After the prize drawings, we went out for lunch. We both got a big bread bowl of clam chowder. As we later were looking around Seaside, I realized that every place we've eaten lunch on Saturday of Sea-Pac for the past three years was closed the next year we were there. The latest victim was The Happy Clam located near our hotel. I said to Lisa, "Uh, oh. That means we just killed Bee Bop Burgers!'
After eating, we went walking. Lisa wanted to got to a hardware store to try and find a spring to try and make the pickup's throttle not stick, and for a bolt used with the antenna (she'd had to steal the bolt from the van's bug-catcher to make this one work). In addition, I finally remembered that there is a Bank of America branch only a few blocks from the hotel, and I stopped there to get more cash. The hardware store is about a kilometer away down US-101. While Lisa shopped for parts in one part of the store, I browsed around the store and found some heavy work gloves that aren't made in China. I needed new gloves because the work I've been doing around the place in Mehama has worn holes in my existing ones.

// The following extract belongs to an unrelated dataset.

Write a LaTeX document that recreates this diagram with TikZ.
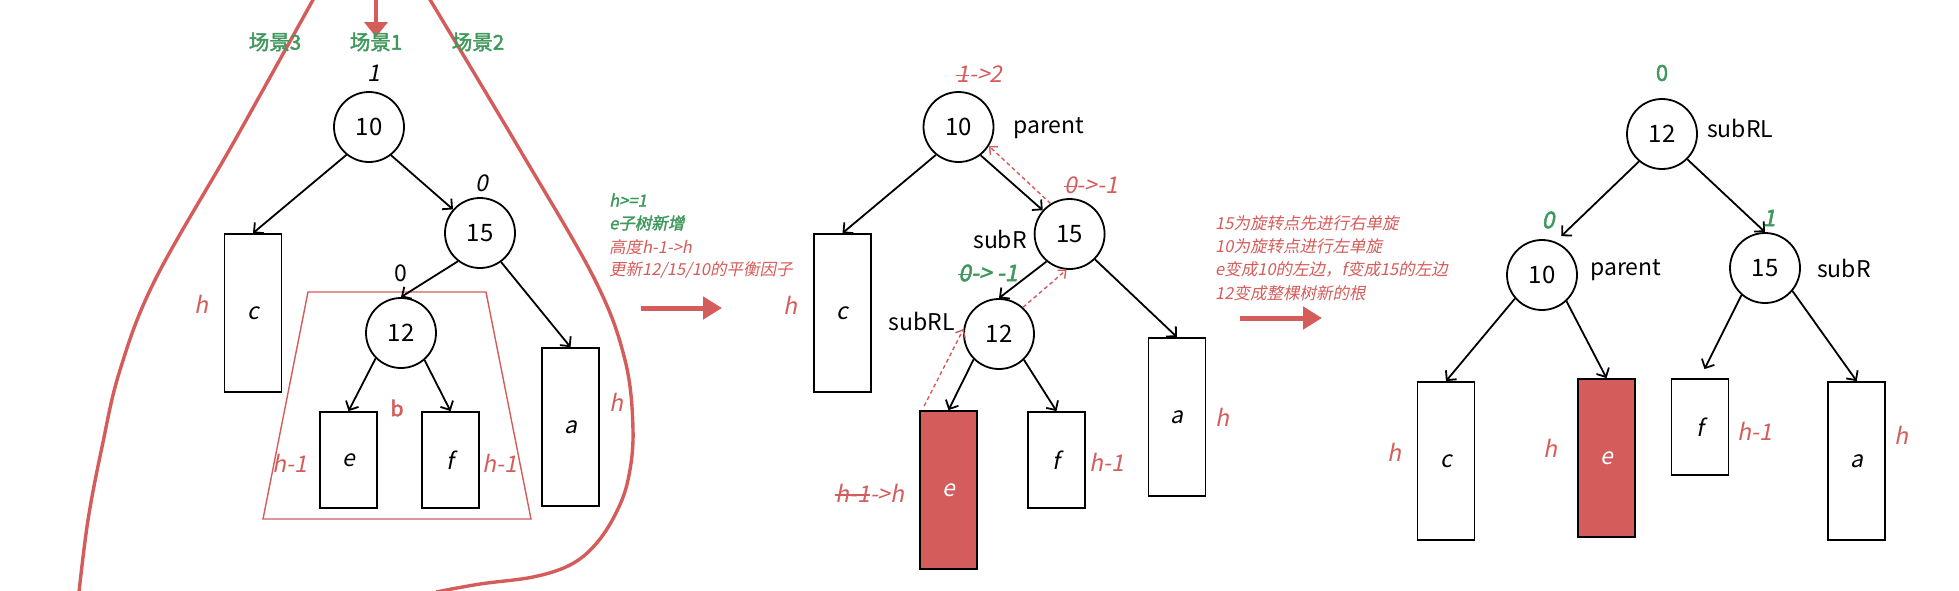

We walked back downtown by way of the site of the old hotel where we used to stay in Seaside. That hotel, the Riverside West Cottages, was torn down a couple of years ago to build pricey condos that still sit here mostly unoccupied. We stood in the driveway of the condos and contemplated that we were in the exact same spot as the bedroom of the little cottage in which we'd stayed almost every year prior to the hotel's demolition ever since Lisa's mother found the place for us years ago.
As we headed toward downtown, a light drizzle began to fall, getting heavier as we got out onto the Seaside Promenade. Lisa worried about Kuma Bear getting wet and put him back inside his backpack. Walking along the Prom, Lisa admired the kites being flown along the beach. It was a good day for kites, but in my experience, every day is a good day for kite flying here along Seaside's nice beach. It was cold and wet, however; very British, one might say.

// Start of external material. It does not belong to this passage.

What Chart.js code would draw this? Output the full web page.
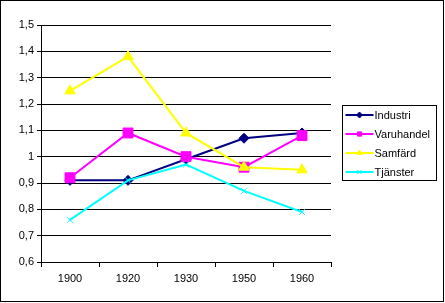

Walking up Broadway, we stopped at
Zinger's Ice Cream. Yes, I am a diabetic, and yes, I shouldn't eat a lot of sugar, but we'd just walked three or four kilometers and my last few blood sugar readings have been normal, so I could afford it. Lisa wouldn't let me have more than one scoop of ice cream, though. I definitely recommend their ice cream. I tasted the Root Beer Float flavor, but settled on New York Cheesecake. Lisa had Malted Milk flavor, which ended up including whole malted-milk balls. We both selected chocolate wafer cones. Mmmmmmmm!
We also had a look in at Seaside Funland Arcade, and tried to play pinball, but they don't keep their machines in proper working order, which makes them no fun. We hope the place in Long Beach WA is still keeping their machines working, for we plan to go play there tomorrow if I don't get work dumped on me overnight tonight.
After all of our walking about, we were getting a tad footsore, and besides, it was raining harder, so we went back to the hotel by way of a final pass through the Convention Center. Things were winding down during the 4 o'clock hour. Sea-Pac is one of those events where everyone seems to think you need to be up at the crack of dawn and queued up to get in the door first thing, and the only reason to stay past noon at all is because of the 2:30 drawings.
Demand must be down here at Sea-Pac. Although both ICOM and Yeasu, major radio manufacturers, had their usual booths, a number of the dealers I've seen here each year in the past didn't come. There was one empty booth, and another had someone selling specialty food (things like gluten-free mixes and specialty dip mixes), not radios, radio-related stuff like t-shirts aimed at the radio user, or tech gadgets.
Lisa has shown great patience while I processed photos and wrote this, but we will probably go back out again. I foresee a round of miniature golf in our future, and then probably dinner. We can't stay out too late, even though it's still light out, because unfortunately things close earlier than I would like for what is supposed to be a seaside amusement resort. However, if we're really lucky, we might even get a chance to enjoy the indoor pool and hot tub, which are open until 11 but have signs that say "no children after 10 PM."